Moving into the modern era, religious man is displaced by “economic man,” whose sense of self is grounded in wealth creation. Then, finally, there emerges “psychological man,” who is different from all the other men who came before. Where the political, the religious, and even the economic man looked outside themselves for their identity, the psychological man looks within. His is the secret, sacred self.
Obviously, counter-examples can be given to show why Rieff’s framework falls short as a comprehensive analysis, but he’s certainly not wrong on where it ultimately tends. I, Joan perfectly illustrates this. Given Joan of Arc, the religious woman, the postmodern generation has produced Joan, the nonbinary expressive individualist.

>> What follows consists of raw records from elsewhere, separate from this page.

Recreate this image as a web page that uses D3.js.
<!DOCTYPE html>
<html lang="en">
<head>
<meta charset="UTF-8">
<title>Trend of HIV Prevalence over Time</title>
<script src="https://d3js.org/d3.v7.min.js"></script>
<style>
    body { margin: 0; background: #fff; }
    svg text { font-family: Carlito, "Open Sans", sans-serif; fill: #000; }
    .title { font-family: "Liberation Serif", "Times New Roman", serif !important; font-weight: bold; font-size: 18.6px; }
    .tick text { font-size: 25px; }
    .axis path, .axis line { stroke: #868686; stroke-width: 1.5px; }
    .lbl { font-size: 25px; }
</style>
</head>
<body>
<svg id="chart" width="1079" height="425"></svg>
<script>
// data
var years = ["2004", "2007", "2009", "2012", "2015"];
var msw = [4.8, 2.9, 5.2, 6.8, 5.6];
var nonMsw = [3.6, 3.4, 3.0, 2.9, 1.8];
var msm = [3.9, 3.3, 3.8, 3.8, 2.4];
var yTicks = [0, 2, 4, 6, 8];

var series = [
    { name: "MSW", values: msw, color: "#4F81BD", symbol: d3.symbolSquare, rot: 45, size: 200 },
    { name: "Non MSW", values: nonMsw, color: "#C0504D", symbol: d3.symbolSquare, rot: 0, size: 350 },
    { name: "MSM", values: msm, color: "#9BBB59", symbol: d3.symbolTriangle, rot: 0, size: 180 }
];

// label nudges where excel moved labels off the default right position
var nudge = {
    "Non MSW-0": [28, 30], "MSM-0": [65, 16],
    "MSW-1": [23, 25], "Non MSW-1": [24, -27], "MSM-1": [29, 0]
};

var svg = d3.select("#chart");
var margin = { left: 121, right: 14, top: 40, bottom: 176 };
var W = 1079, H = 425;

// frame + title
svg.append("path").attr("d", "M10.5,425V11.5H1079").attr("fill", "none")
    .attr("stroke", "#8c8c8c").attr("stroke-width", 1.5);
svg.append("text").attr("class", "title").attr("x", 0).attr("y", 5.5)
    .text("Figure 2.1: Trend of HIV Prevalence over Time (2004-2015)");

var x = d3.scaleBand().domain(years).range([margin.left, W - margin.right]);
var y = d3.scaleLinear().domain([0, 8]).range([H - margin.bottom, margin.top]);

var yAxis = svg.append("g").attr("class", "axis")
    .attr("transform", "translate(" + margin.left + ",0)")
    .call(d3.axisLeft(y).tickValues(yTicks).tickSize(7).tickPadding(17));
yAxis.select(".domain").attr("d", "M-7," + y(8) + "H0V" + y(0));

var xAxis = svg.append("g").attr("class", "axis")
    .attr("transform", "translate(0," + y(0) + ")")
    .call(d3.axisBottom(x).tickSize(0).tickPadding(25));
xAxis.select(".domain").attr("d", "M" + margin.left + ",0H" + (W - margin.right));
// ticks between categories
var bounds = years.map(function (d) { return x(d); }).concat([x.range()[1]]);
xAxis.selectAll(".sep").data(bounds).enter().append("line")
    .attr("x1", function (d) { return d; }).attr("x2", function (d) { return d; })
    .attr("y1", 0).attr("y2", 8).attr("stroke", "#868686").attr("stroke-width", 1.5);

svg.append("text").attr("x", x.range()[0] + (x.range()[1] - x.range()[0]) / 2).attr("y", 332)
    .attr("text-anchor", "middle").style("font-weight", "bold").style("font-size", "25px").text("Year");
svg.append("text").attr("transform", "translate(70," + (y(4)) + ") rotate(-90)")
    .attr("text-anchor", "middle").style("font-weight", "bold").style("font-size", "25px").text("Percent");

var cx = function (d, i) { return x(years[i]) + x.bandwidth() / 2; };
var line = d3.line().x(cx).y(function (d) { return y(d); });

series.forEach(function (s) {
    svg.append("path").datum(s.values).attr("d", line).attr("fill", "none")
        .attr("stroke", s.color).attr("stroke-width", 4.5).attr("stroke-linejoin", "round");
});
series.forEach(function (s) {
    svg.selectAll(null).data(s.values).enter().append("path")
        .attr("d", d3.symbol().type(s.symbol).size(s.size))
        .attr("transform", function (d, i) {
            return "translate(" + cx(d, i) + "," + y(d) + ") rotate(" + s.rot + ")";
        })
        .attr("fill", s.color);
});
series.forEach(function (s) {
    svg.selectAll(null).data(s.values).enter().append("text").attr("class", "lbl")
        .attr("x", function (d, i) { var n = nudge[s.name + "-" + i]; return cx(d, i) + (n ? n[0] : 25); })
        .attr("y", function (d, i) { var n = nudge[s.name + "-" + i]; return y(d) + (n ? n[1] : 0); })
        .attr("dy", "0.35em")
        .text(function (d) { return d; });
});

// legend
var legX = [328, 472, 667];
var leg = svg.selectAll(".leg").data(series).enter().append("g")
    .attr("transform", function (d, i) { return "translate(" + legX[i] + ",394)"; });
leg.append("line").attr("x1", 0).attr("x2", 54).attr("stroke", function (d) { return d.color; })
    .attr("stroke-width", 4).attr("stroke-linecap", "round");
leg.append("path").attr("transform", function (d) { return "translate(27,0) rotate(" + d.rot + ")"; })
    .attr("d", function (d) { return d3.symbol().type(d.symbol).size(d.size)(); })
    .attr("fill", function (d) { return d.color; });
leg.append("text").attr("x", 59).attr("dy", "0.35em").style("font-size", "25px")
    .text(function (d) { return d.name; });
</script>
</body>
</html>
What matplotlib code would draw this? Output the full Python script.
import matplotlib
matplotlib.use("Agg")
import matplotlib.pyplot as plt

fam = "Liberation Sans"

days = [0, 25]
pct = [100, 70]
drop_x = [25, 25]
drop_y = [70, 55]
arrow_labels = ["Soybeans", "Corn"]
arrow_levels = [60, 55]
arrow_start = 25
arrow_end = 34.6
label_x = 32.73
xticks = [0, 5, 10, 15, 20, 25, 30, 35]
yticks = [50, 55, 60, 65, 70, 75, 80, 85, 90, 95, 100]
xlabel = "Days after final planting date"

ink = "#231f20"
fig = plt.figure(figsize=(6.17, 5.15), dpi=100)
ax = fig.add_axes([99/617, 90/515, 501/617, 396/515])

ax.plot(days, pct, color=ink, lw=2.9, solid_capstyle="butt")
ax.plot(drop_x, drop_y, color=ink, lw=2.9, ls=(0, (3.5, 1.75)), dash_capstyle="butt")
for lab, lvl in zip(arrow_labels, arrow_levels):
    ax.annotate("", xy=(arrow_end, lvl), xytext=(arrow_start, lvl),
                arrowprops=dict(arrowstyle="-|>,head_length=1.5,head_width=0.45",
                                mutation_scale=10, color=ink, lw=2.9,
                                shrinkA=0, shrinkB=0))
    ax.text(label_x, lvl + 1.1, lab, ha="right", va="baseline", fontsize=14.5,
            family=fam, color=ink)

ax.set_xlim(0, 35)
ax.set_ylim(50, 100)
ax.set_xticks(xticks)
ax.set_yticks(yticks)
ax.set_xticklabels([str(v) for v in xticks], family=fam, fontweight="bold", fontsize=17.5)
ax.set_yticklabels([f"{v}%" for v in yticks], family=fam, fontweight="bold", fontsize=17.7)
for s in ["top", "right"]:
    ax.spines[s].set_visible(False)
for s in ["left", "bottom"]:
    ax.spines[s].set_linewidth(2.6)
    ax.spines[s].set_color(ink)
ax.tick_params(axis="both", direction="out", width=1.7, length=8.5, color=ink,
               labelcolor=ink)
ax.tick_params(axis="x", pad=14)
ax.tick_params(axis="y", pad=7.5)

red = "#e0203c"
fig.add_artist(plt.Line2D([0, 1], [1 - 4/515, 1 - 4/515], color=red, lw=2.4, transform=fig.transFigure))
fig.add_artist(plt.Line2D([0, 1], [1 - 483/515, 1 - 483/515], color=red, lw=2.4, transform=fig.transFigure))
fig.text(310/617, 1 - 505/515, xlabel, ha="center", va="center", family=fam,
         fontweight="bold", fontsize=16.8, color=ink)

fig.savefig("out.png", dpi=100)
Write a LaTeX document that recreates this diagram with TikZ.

Granted, the translation is tempting, given the intensely private nature of Joan’s visions and dreams. Yet, as a religious woman, Joan saw even the waging of war as a religious act, undertaken for God and king and country. She may have been tried for heresy, but she was not a heretic in her own mind. When her accusers attempted to entrap her by asking whether she knew she was in God’s grace (a “yes” would be considered heresy, a “no” would be self-damning), she ingeniously replied that if she wasn’t, she hoped God would put her there, and if she was, she hoped to remain so. Before her death, she asked for a cross and was given one made of sticks, which she tucked in her breast after kissing it. Another cross was held before her dying eyes while her hands were bound.
In I, Joan, this cruciform vision—a vision of suffering, of renunciation—is replaced by a Rousseauian vision “of limitless expansion, of delicious, fluid freedom.” We are not asked to be open to an actual divine revelation. Instead, we are asked to be “open to the infinite.” The world is our vast blank white page to fill. Here, there is no room for a cross. There is no room for the true Joan’s true God.
“Pride began with an uprising,” Thom’s sleeveless shirt reads as she delivers the monologue. Indeed, this is true. More true than psychological man, or woman, will acknowledge.
It must have been so tempting to end with “pride precedes the fall”. Beautiful commentary - beauty shown by the clarity of sound assessment. Psychological man/woman looks within and sees only him/herself and serves only self.
Wow. That is indeed terrifically bad poetry, even regardless of the sentiment (which you dissect very well.) Proof if any were needed that activism and art really don't mix. And of how drained and empty and lacking in imagination this current climate is.